WHAT YOU NEED TO DO:
Write the data out again exactly, dropping any images it holds.

DATA:
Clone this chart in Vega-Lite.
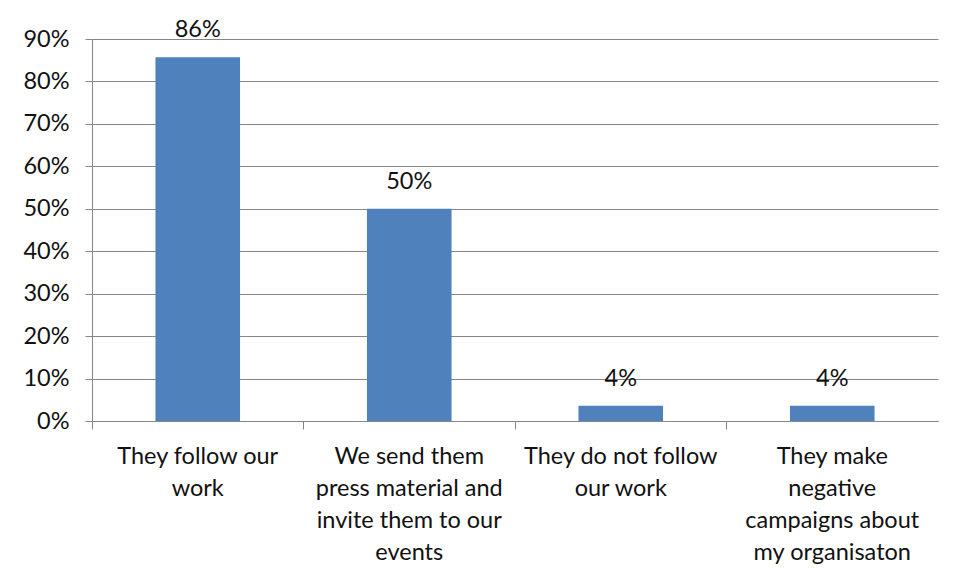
{
  "$schema": "https://vega.github.io/schema/vega-lite/v6.json",
  "width": 846,
  "height": 382,
  "autosize": {"type": "none"},
  "padding": {"left": 92, "top": 39, "right": 15, "bottom": 161},
  "background": "white",
  "config": {"view": {"stroke": null}, "font": "Lato"},
  "data": {
    "values": [
      {"category": "They follow our\nwork", "value": 0.857},
      {"category": "We send them\npress material and\ninvite them to our\nevents", "value": 0.5},
      {"category": "They do not follow\nour work", "value": 0.0357},
      {"category": "They make\nnegative\ncampaigns about\nmy organisaton", "value": 0.0357}
    ]
  },
  "encoding": {
    "x": {
      "field": "category",
      "type": "nominal",
      "sort": null,
      "scale": {"paddingInner": 0, "paddingOuter": 0},
      "axis": {
        "title": null,
        "labelAngle": 0,
        "bandPosition": 0,
        "tickSize": 8,
        "tickColor": "#868686",
        "domainColor": "#868686",
        "labelExpr": "split(datum.label, '\\n')",
        "labelFontSize": 23.5,
        "labelLineHeight": 32.3,
        "labelPadding": 15,
        "labelLimit": 0,
        "labelColor": "#111111",
        "labelBaseline": "top"
      }
    },
    "y": {
      "field": "value",
      "type": "quantitative",
      "scale": {"domain": [0, 0.9], "nice": false},
      "axis": {
        "title": null,
        "values": [0, 0.1, 0.2, 0.3, 0.4, 0.5, 0.6, 0.7, 0.8, 0.9],
        "format": ".0%",
        "grid": true,
        "gridColor": "#868686",
        "gridOpacity": 1,
        "domainColor": "#868686",
        "tickColor": "#868686",
        "tickSize": 7,
        "labelFontSize": 23.5,
        "labelPadding": 16,
        "labelColor": "#111111"
      }
    }
  },
  "layer": [
    {"mark": {"type": "bar", "color": "#4F81BD", "width": {"band": 0.4}}},
    {
      "mark": {"type": "text", "fontSize": 23.5, "color": "#111111", "baseline": "middle", "dy": -27},
      "encoding": {"text": {"field": "value", "type": "quantitative", "format": ".0%"}}
    }
  ]
}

COMPLETED TASK:
Clone this chart in Vega-Lite.
{
  "$schema": "https://vega.github.io/schema/vega-lite/v6.json",
  "width": 846,
  "height": 382,
  "autosize": {"type": "none"},
  "padding": {"left": 92, "top": 39, "right": 15, "bottom": 161},
  "background": "white",
  "config": {"view": {"stroke": null}, "font": "Lato"},
  "data": {
    "values": [
      {"category": "They follow our\nwork", "value": 0.857},
      {"category": "We send them\npress material and\ninvite them to our\nevents", "value": 0.5},
      {"category": "They do not follow\nour work", "value": 0.0357},
      {"category": "They make\nnegative\ncampaigns about\nmy organisaton", "value": 0.0357}
    ]
  },
  "encoding": {
    "x": {
      "field": "category",
      "type": "nominal",
      "sort": null,
      "scale": {"paddingInner": 0, "paddingOuter": 0},
      "axis": {
        "title": null,
        "labelAngle": 0,
        "bandPosition": 0,
        "tickSize": 8,
        "tickColor": "#868686",
        "domainColor": "#868686",
        "labelExpr": "split(datum.label, '\\n')",
        "labelFontSize": 23.5,
        "labelLineHeight": 32.3,
        "labelPadding": 15,
        "labelLimit": 0,
        "labelColor": "#111111",
        "labelBaseline": "top"
      }
    },
    "y": {
      "field": "value",
      "type": "quantitative",
      "scale": {"domain": [0, 0.9], "nice": false},
      "axis": {
        "title": null,
        "values": [0, 0.1, 0.2, 0.3, 0.4, 0.5, 0.6, 0.7, 0.8, 0.9],
        "format": ".0%",
        "grid": true,
        "gridColor": "#868686",
        "gridOpacity": 1,
        "domainColor": "#868686",
        "tickColor": "#868686",
        "tickSize": 7,
        "labelFontSize": 23.5,
        "labelPadding": 16,
        "labelColor": "#111111"
      }
    }
  },
  "layer": [
    {"mark": {"type": "bar", "color": "#4F81BD", "width": {"band": 0.4}}},
    {
      "mark": {"type": "text", "fontSize": 23.5, "color": "#111111", "baseline": "middle", "dy": -27},
      "encoding": {"text": {"field": "value", "type": "quantitative", "format": ".0%"}}
    }
  ]
}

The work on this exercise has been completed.